Anunciado no último dia 06 de novembro, seus funcionários terão de ir ao escritório 3 vezes por semana até 2027. A medida é gradual e começará em 2026.
Atualmente, a exigência para frequentar o escritório é de 1 semana por semestre. A informação é de Gabriela Cecchin, da Folha.
Uma mudança e tanto.
Das grandes empresas que conhecemos, ela não foi a primeira e nem será a única. No último ano, diversas empresas, como Petrobras, Amazon, Mercado Livre, Itaú e Correios, mudaram regras internas e intensificaram o retorno ao presencial.
Seus 9.500 colaboradores precisarão atender a uma série de critérios, como senioridade, desempenho e distância do escritório, para serem elegíveis.
O próprio banco aponta que terá casos que exigirão flexibilidade, mas ressalta que serão raros.
Embora a estratégia venha sendo pensada há meses e a mudança a ser implementada contemplasse diferentes fases que poderão mitigar os impactos da decisão, o que chamou a atenção foi a justificativa dada pela empresa.
A empresa justifica o fortalecimento da sua cultura, a inovação e o desempenho operacional. Mas será mesmo?
No ano passado, a FIA Business School, em parceria com a Faculdade de Economia e Administração da USP, apresentou o resultado de uma pesquisa que entrevistou mais de 1.300 profissionais de diversos setores e revelou que 94% deles acreditam que o home office melhorou suas vidas.
E ainda trouxe que a qualidade do trabalho e a produtividade se mantiveram as mesmas (ou até superior) quando comparada ao trabalho presencial – 88% e 91% respectivamente.

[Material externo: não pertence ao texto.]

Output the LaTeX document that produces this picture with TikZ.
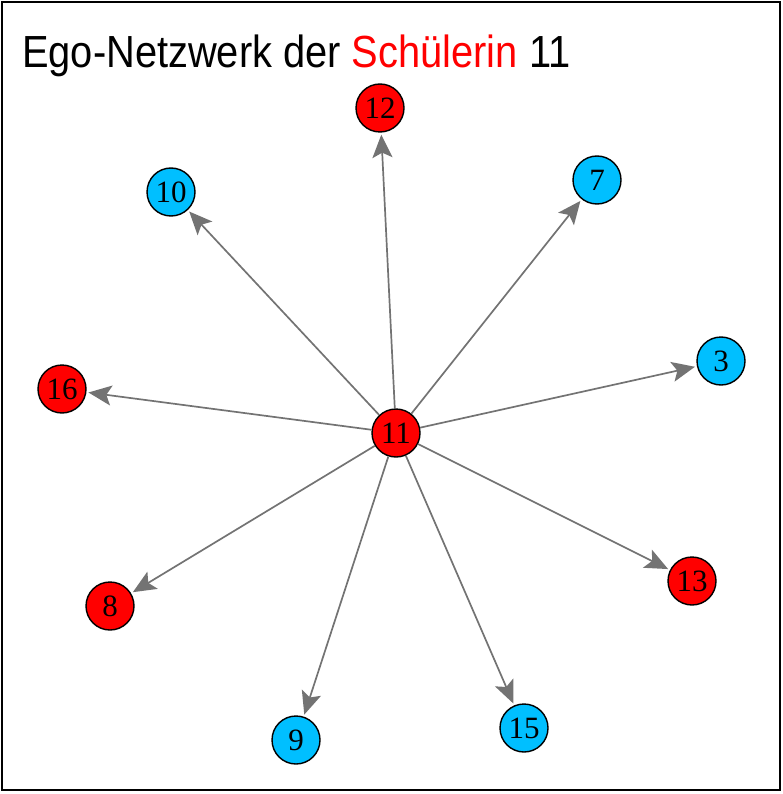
\documentclass[tikz,border=0pt]{standalone}
\usepackage{fontspec}
\setmainfont{Liberation Serif}
\newfontfamily\titlefont{Liberation Sans}
\usetikzlibrary{arrows.meta}
\definecolor{egored}{RGB}{255,0,0}
\definecolor{egoblue}{RGB}{0,191,255}
\definecolor{edgegray}{RGB}{115,115,115}
\begin{document}
\begin{tikzpicture}[x=1pt,y=-1pt,
  vertex/.style={circle,draw=black,line width=1.4pt,minimum size=48pt,inner sep=0pt,
    font=\fontsize{31}{31}\selectfont},
  girl/.style={vertex,fill=egored},
  boy/.style={vertex,fill=egoblue},
  tie/.style={draw=edgegray,line width=1.7pt,shorten >=2pt,
    -{Stealth[length=23pt,width=20pt,inset=5pt,fill=edgegray]}}]
\useasboundingbox (0,0) rectangle (782,794);
% frame
\draw[line width=2pt] (2,2) rectangle (780,790);
% title
\node[anchor=base west,inner sep=0pt] (title) at (22,68)
  {\scalebox{0.885}[1]{\titlefont\fontsize{45}{45}\selectfont Ego-Netzwerk der \textcolor{egored}{Schülerin} 11}};
% vertices
\node[girl] (n11) at (396,433) {11};
\node[girl] (n12) at (380,108) {12};
\node[boy]  (n10) at (171,192) {10};
\node[boy]  (n7)  at (597,180) {7};
\node[boy]  (n3)  at (721,361) {3};
\node[girl] (n16) at (62,389)  {16};
\node[girl] (n8)  at (110,606) {8};
\node[girl] (n13) at (692,581) {13};
\node[boy]  (n9)  at (296,740) {9};
\node[boy]  (n15) at (524,728) {15};
% outgoing ties of the ego
\foreach \t in {n12,n10,n7,n3,n16,n8,n13,n9,n15}
  \draw[tie] (n11) -- (\t);
\end{tikzpicture}
\end{document}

Exigir a presença física das pessoas pode não ser tão importante quanto o estímulo no equilíbrio vida e trabalho, com a valorização do workaholic e suas imensas noites de trabalho, mensagens nos finais de semana e feriados.

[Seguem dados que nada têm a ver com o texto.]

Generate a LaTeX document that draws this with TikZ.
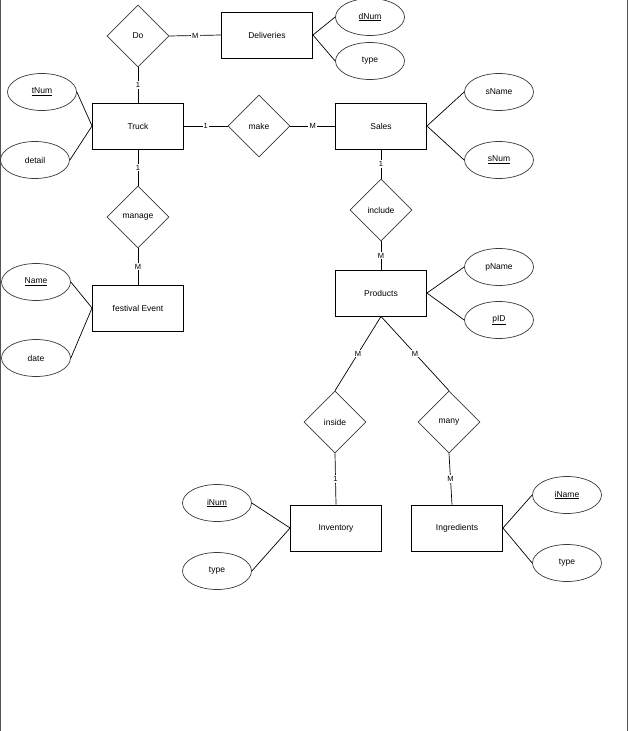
\documentclass[tikz,border=0pt]{standalone}
\usepackage{fontspec}
\setmainfont{Liberation Sans}
\usetikzlibrary{shapes.geometric}
\definecolor{shapegray}{HTML}{3A3A3A}
\definecolor{pageline}{HTML}{555555}

\tikzset{
  entity/.style={draw, line width=0.9pt, minimum width=91pt, minimum height=46pt, inner sep=0pt},
  relation/.style={draw=shapegray, line width=0.7pt, diamond, aspect=1, minimum width=62pt, minimum height=62pt, inner sep=0pt},
  attrib/.style={draw=shapegray, line width=0.7pt, ellipse, minimum width=69pt, minimum height=37pt, inner sep=0pt},
  card/.style={fill=white, inner sep=1.2pt, font=\fontsize{7.5}{8}\selectfont},
  link/.style={line width=0.7pt},
}

\begin{document}
\begin{tikzpicture}[x=1pt, y=-1pt, font=\fontsize{8.5}{10}\selectfont]

% Page
\useasboundingbox (0,0) rectangle (630,731);
\draw[pageline, line width=1pt] (0.5,0) -- (0.5,731);
\draw[pageline, line width=1pt] (627.5,0) -- (627.5,731);

% Entities
\node[entity] (deliv) at (267,35) {Deliveries};
\node[entity] (truck) at (138,126) {Truck};
\node[entity] (sales) at (381,126) {Sales};
\node[entity] (fest) at (138,308) {festival Event};
\node[entity] (prod) at (381,293) {Products};
\node[entity] (inv) at (336,528) {Inventory};
\node[entity] (ingr) at (457,528) {Ingredients};

% Relationships
\node[relation] (do) at (138,36) {Do};
\node[relation] (make) at (259,126) {make};
\node[relation] (manage) at (138,217) {manage};
\node[relation] (include) at (381,210) {include};
\node[relation] (inside) at (335,422) {inside};
\node[relation] (many) at (449,422) {many};

% Attributes
\node[attrib] (dnum) at (370,17) {\underline{dNum}};
\node[attrib] (dtype) at (370,61) {type};
\node[attrib] (tnum) at (42,92) {\underline{tNum}};
\node[attrib] (detail) at (35,160) {detail};
\node[attrib] (sname) at (499,92) {sName};
\node[attrib] (snum) at (499,160) {\underline{sNum}};
\node[attrib] (ename) at (36,282) {\underline{Name}};
\node[attrib] (edate) at (36,358) {date};
\node[attrib] (pname) at (499,267) {pName};
\node[attrib] (pid) at (499,320) {\underline{pID}};
\node[attrib] (inum) at (217,503) {\underline{iNum}};
\node[attrib] (itype) at (217,571) {type};
\node[attrib] (iname) at (567,495) {\underline{iName}};
\node[attrib] (gtype) at (567,563) {type};

% Attribute links
\draw[link] (deliv.east) -- (dnum.west);
\draw[link] (deliv.east) -- (dtype.west);
\draw[link] (truck.west) -- (tnum.east);
\draw[link] (truck.west) -- (detail.east);
\draw[link] (sales.east) -- (sname.west);
\draw[link] (sales.east) -- (snum.west);
\draw[link] (fest.west) -- (ename.east);
\draw[link] (fest.west) -- (edate.east);
\draw[link] (prod.east) -- (pname.west);
\draw[link] (prod.east) -- (pid.west);
\draw[link] (inv.west) -- (inum.east);
\draw[link] (inv.west) -- (itype.east);
\draw[link] (ingr.east) -- (iname.west);
\draw[link] (ingr.east) -- (gtype.west);

% Relationship links with cardinality
\draw[link] (do.east) -- node[card] (cdo1) {M} (deliv.west);
\draw[link] (do.south) -- node[card] (cdo2) {1} (truck.north);
\draw[link] (truck.east) -- node[card] (cmk1) {1} (make.west);
\draw[link] (make.east) -- node[card] (cmk2) {M} (sales.west);
\draw[link] (truck.south) -- node[card] (cmg1) {1} (manage.north);
\draw[link] (manage.south) -- node[card] (cmg2) {M} (fest.north);
\draw[link] (sales.south) -- node[card] (cin1) {1} (include.north);
\draw[link] (include.south) -- node[card] (cin2) {M} (prod.north);
\draw[link] (prod.south) -- node[card] (cis1) {M} (inside.north);
\draw[link] (prod.south) -- node[card] (cmy1) {M} (many.north);
\draw[link] (inside.south) -- node[card] (cis2) {1} (inv.north);
\draw[link] (many.south) -- node[card] (cmy2) {M} ([xshift=-5pt]ingr.north);

\end{tikzpicture}
\end{document}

Ou na própria saúde da liderança. Muitas dessas, quando mal preparadas ou negligentes com a sua função, acabam escondendo os reais motivos de uma cultura tóxica que em nada tem a ver com presença física.

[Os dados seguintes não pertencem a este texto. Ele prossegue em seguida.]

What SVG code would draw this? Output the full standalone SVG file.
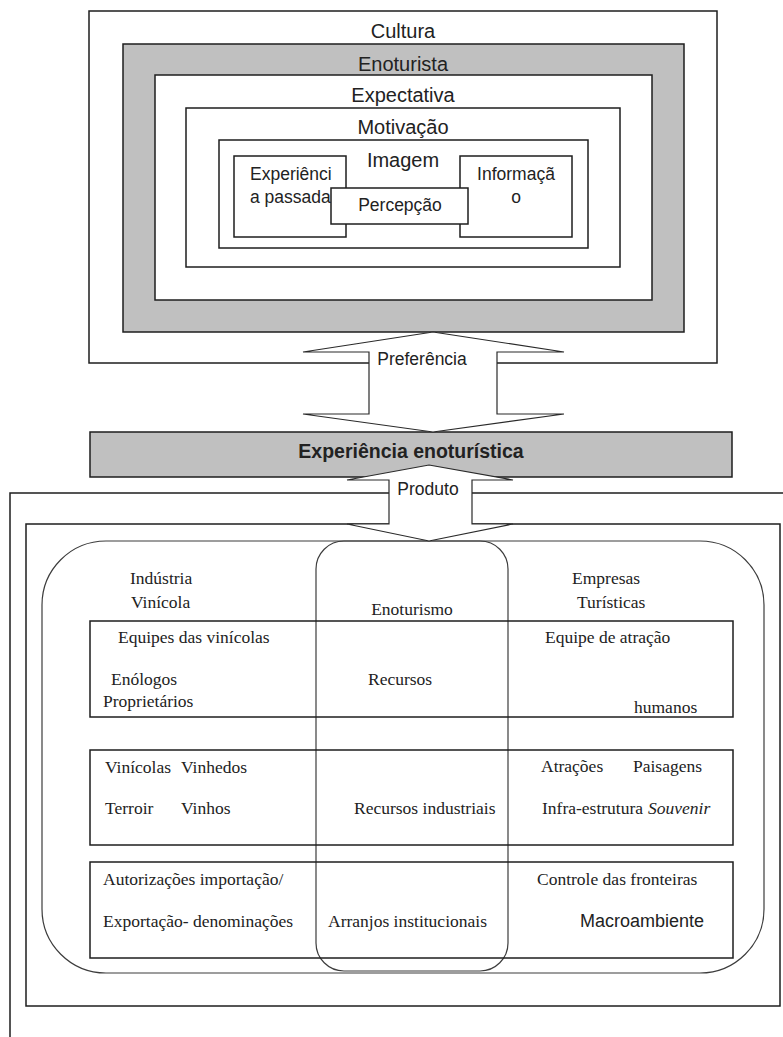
<svg xmlns="http://www.w3.org/2000/svg" width="783" height="1037" viewBox="0 0 783 1037">
<style>
.box{fill:#fff;stroke:#1e1e1e;stroke-width:1.5}
.gray{fill:#c0c0c0;stroke:#1e1e1e;stroke-width:1.5}
.open{fill:none;stroke:#1e1e1e;stroke-width:1.5}
.thin{fill:none;stroke:#3c3c3c;stroke-width:1.2}
.row{fill:none;stroke:#1e1e1e;stroke-width:1.5}
.arrow{fill:#fff;stroke:#2a2a2a;stroke-width:1.2}
.sans{font-family:"Liberation Sans",Arial,sans-serif;fill:#222}
.serif{font-family:"Liberation Serif","Times New Roman",serif;fill:#222;font-size:17.5px}
.big{font-size:20px}
.mid{font-size:17.5px}
.c{text-anchor:middle}
</style>
<g id="cultura">
<rect class="box" x="89" y="11" width="628" height="352"/>
<text class="sans big c" x="403" y="38">Cultura</text>
</g>
<g id="enoturista">
<rect class="gray" x="123" y="44" width="561" height="288"/>
<text class="sans big c" x="403" y="71">Enoturista</text>
</g>
<g id="expectativa">
<rect class="box" x="155" y="75" width="497" height="225"/>
<text class="sans big c" x="403" y="102">Expectativa</text>
</g>
<g id="motivacao">
<rect class="box" x="186" y="108" width="434" height="159"/>
<text class="sans big c" x="403" y="134">Motivação</text>
</g>
<g id="imagem">
<rect class="box" x="219" y="140" width="369" height="108"/>
<text class="sans big c" x="403" y="167">Imagem</text>
</g>
<g id="experiencia-passada">
<rect class="box" x="234" y="156" width="112" height="81"/>
<text class="sans mid" x="250" y="180">Experiênci</text>
<text class="sans mid" x="250" y="203">a passada</text>
</g>
<g id="informacao">
<rect class="box" x="460" y="156" width="112" height="81"/>
<text class="sans mid c" x="516" y="180">Informaçã</text>
<text class="sans mid c" x="516" y="203">o</text>
</g>
<g id="percepcao">
<rect class="box" x="331" y="188" width="137" height="36"/>
<text class="sans mid c" x="400" y="211">Percepção</text>
</g>
<g id="experiencia-enoturistica">
<rect class="gray" x="90" y="432" width="642" height="45"/>
<text class="sans c" x="411" y="458" font-size="19.5" font-weight="bold">Experiência enoturística</text>
</g>
<g id="produto-frame">
<rect class="open" x="10" y="493" width="820" height="600"/>
<rect class="open" x="26" y="524" width="754" height="482"/>
</g>
<g id="sistema">
<rect class="thin" x="42" y="541" width="722" height="432" rx="64" ry="64"/>
<text class="serif" x="130" y="584">Indústria</text>
<text class="serif" x="131" y="608">Vinícola</text>
<text class="serif" x="572" y="584">Empresas</text>
<text class="serif" x="577" y="608">Turísticas</text>
</g>
<g id="enoturismo">
<rect class="thin" x="316" y="541" width="192" height="430" rx="28" ry="28"/>
<text class="serif c" x="412" y="615">Enoturismo</text>
</g>
<g id="recursos-humanos">
<rect class="row" x="90" y="621" width="643" height="96"/>
<text class="serif" x="118" y="643">Equipes das vinícolas</text>
<text class="serif" x="545" y="643">Equipe de atração</text>
<text class="serif" x="111" y="685">Enólogos</text>
<text class="serif" x="368" y="685">Recursos</text>
<text class="serif" x="103" y="707">Proprietários</text>
<text class="serif" x="634" y="713">humanos</text>
</g>
<g id="recursos-industriais">
<rect class="row" x="90" y="750" width="643" height="95"/>
<text class="serif" x="105" y="773">Vinícolas</text>
<text class="serif" x="181" y="773">Vinhedos</text>
<text class="serif" x="541" y="772">Atrações</text>
<text class="serif" x="633" y="772">Paisagens</text>
<text class="serif" x="105" y="814">Terroir</text>
<text class="serif" x="181" y="814">Vinhos</text>
<text class="serif" x="354" y="814">Recursos industriais</text>
<text class="serif" x="542" y="814">Infra-estrutura</text>
<text class="serif" x="648" y="814" font-style="italic">Souvenir</text>
</g>
<g id="arranjos-institucionais">
<rect class="row" x="90" y="862" width="643" height="96"/>
<text class="serif" x="103" y="885">Autorizações importação/</text>
<text class="serif" x="537" y="885">Controle das fronteiras</text>
<text class="serif" x="103" y="927">Exportação- denominações</text>
<text class="serif" x="328" y="927">Arranjos institucionais</text>
<text class="sans" x="580" y="927" font-size="18">Macroambiente</text>
</g>
<g id="connectors">
<polygon class="arrow" points="433,332 564,352 497,352 497,414 564,414 433,432 303,414 369,414 369,352 303,352"/>
<text class="sans mid c" x="422" y="365">Preferência</text>
<polygon class="arrow" points="429,465 513,480 472,480 472,524 513,524 429,541 347,524 389,524 389,480 347,480"/>
<text class="sans mid c" x="428" y="495">Produto</text>
</g>
</svg>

Ou a baixa segurança psicológica que impede a expressão autêntica das pessoas e o contraditório, criando uma pressão da hierarquia na contribuição de novas ideias e um autoritarismo velado.
Não estou afirmando que esse é o cenário atual do Nubank, mas o fortalecimento da sua cultura, da inovação e do desempenho operacional, como justificativa para esse movimento de retorno ao presencial, pode acontecer de outras formas também.
Há quem vá um pouco mais além. Não convencidos de que a produtividade não cai no home-office, há quem aponte justificativas especulatórias que forçam empresas a justificarem os seus aluguéis mensais para os acionistas.
Em 2023, estudos já apontavam prejuízos projetados por imóveis corporativos mundo a fora que poderiam chegar a US$800 bilhões até 2030. Ou seja, não é apenas a cultura e a inovação que podem estar ameaçadas neste modelo de trabalho; os rendimentos de fundos imobiliários que dependem da redução da vacância de seus edifícios caros e modernos também.
Independentemente da razão que motiva o Nubank e outras empresas a retornar para o presencial, a discussão ainda é válida e não vejo uma luz no fim do túnel.
Se o pós-pandemia foi apenas um período de adaptação inevitável para a redução de contágio do vírus, permitindo o home-office mundo à fora, é preciso deixar isso claro para os atuais (e novos) talentos.
Pois a necessidade de flexibilidade ainda é uma realidade e há quem a considere como um diferencial.
Se até fintechs como a Nubank, oriundas de movimentos disruptivos e inovadores, estão se submetendo ao modelo presencial como aprendemos e nos adequamos no século passado, é porque o movimento de retornar aos escritórios já se consolidou — o que é péssimo para muita gente.
E por fim, arrisco a dizer que esse movimento não deixa de ser um símbolo cultural dessa nova fase do banco. Você já ouviu aquele ditado: “quem não é visto, não é lembrado”?
Pois bem, mesmo com uma personalidade descolada e moderna, há quem a interprete como comando e controle.